Tras dos películas como La casa de los 1000 cadáveres y Los renegados del Diablo, uno esperaba bien poco de la nueva obra de Rob Zombie. Y digo poco porque, a priori, nada podía ofrecernos una nueva versión de la mítica película de John Carpenter. A través de los ojos del antiguo líder de White Zombie, el resultado solo podía ser recrudecer la historia de Michael Myers para adaptarla a los tiempos que corren, en los que la gente ya no se asusta tan fácilmente a no ser que vea algo tremendamente desagradable en pantalla. Pero el cine a veces le sorprende a uno. Ahí radica parte de su magia. Empezaré anotando un pequeño guiño a la versión original, pero que es bastante significativo: se trata del uso de la famosa melodía que el propio Carpenter ideo para su película, una de las más reconocibles dentro del cine de género. Más de un seguidor de la primera entrega se emocionará cuando suena el tema principal. Es solo un pequeño detalle, pero deja claro que la presencia del Halloween de Carpenter es tenida en cuenta por la nueva versión… y para bien.
Seguramente, Rob Zombie ha procurado ser especialmente sensible en lo que a los fans de la figura de Michael Myers se refiere. No en vano, él mismo es uno de ellos. Como ya se ha dicho en alguna revista especializada e incluso cita uno de mis compañeros, el suyo es un respeto casi escrupuloso con la película original. Frente a remakes tan poco acertados como el de La matanza de Texas, Zombie opta por seguir las pautas marcadas por su predecesora, aunque se desquita a gusto en el primer tramo de la película. En efecto, ese prólogo que recoge la infancia y génesis del asesino obedece a la cinematografía personal del propio Rob Zombie, solo que en esta ocasión el realizador parece haber aprendido de sus errores y suaviza un poco su habitual violencia dialéctica y visual (ojo, solo un poco) de manera que el conjunto llegue todavía más al espectador. De hecho, se puede dividir la película en dos partes de forma bastante clara. Mientras que en el primer tramo la leyenda se amplia, en el segundo se recrea casi al milímetro, sin mayores pretensiones que el homenaje. Lo curioso del asunto es que las técnicas cinematográficas empleadas son también diferentes.
Contra todo pronóstico, en su nueva película Zombie parece haber comprendido lo que significa ser un buen director. Domina la cámara a la perfección y la pasea a su antojo por donde le conviene, logrando siempre una serie de secuencias de lo más efectistas. La acción está bien rodada y las apariciones de Myers, siempre por la espalda, constituyen la estampa más clásica del cine de terror de los años ochenta. Cambia de registro conforme pasan los años en la biografía del asesino de la máscara. Nada tiene que ver su persecución a través de esa casa abandonada con el crudo realismo del asesinato de los miembros de su propia familia, en la misma residencia. Además, sabe manejar el guión original a su manera, de modo que las nuevas escenas no desvirtúen esas otras tomas copiadas casi al milímetro. La fotografía es sucia en el primer plano, más elaborada y académica en el segundo, sin regodearse en ningún momento en la sangre.

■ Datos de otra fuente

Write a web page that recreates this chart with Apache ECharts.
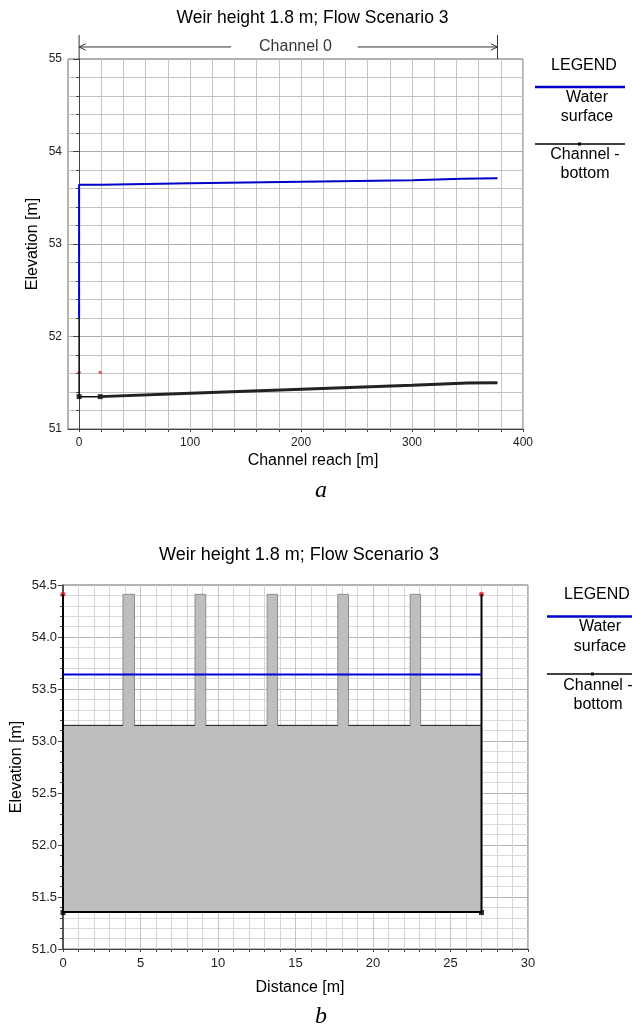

Los actores convencen, empezando por el niño que encarna a Myers en su infancia, Daeg Faerch, que con esa camiseta de Kiss (gran referencia) trasmite mal rollo en todo momento. Gente sobradamente preparada, como Brad Dourif o Malcom McDowell, o con una gran presencia en pantalla, como Danny Trejo, hacen que el film parezca en todo momento lo que es, alejándolo de pretensiones realistas o recreativas en la violencia. Sus interpretaciones no pasarán a la historia, pero cuando Zombie decide contar con la labor de gente reconocible para el gran público en la segunda parte de la película deja bien claras cuales son sus intenciones. Destacar la sorprendente presencia de la mujer del director. Sin ser una gran interprete, Sherry Moon Zombie abandona los papeles de maníaca para adoptar un rol pequeño pero bastante difícil.
Evidentemente, el film tiene un defecto insalvable. La historia sigue siendo la misma y los detalles sobre la infancia de nuestro asesino tampoco aportan demasiado al personaje, aunque llegan incluso a humanizar sus actos. Aunque sea impagable descubrir el origen de la máscara, no es que esos puntos aporten demasiado a la presencia, casi sobrenatural, de nuestro gigante obsesionado por la muerte. Como tal, el psicópata posee las facultades habituales de este tipo de antihéroes del Slasher: puede desplazarse a voluntad a través de tiempo y espacio. Ni que decir tiene que todo se le perdona. Tampoco convence ese final, testigo mudo de que, al fin y al cabo, solo asistimos a una serie de crímenes en cadena. Con todo, se trata de la mejor película de Halloween desde la entrega original. La nueva versión de Rob Zombie se acerca más a las cuatro estrellas que al suspenso. Solo el amor que demuestra su propuesta por el cine de género ya las merece.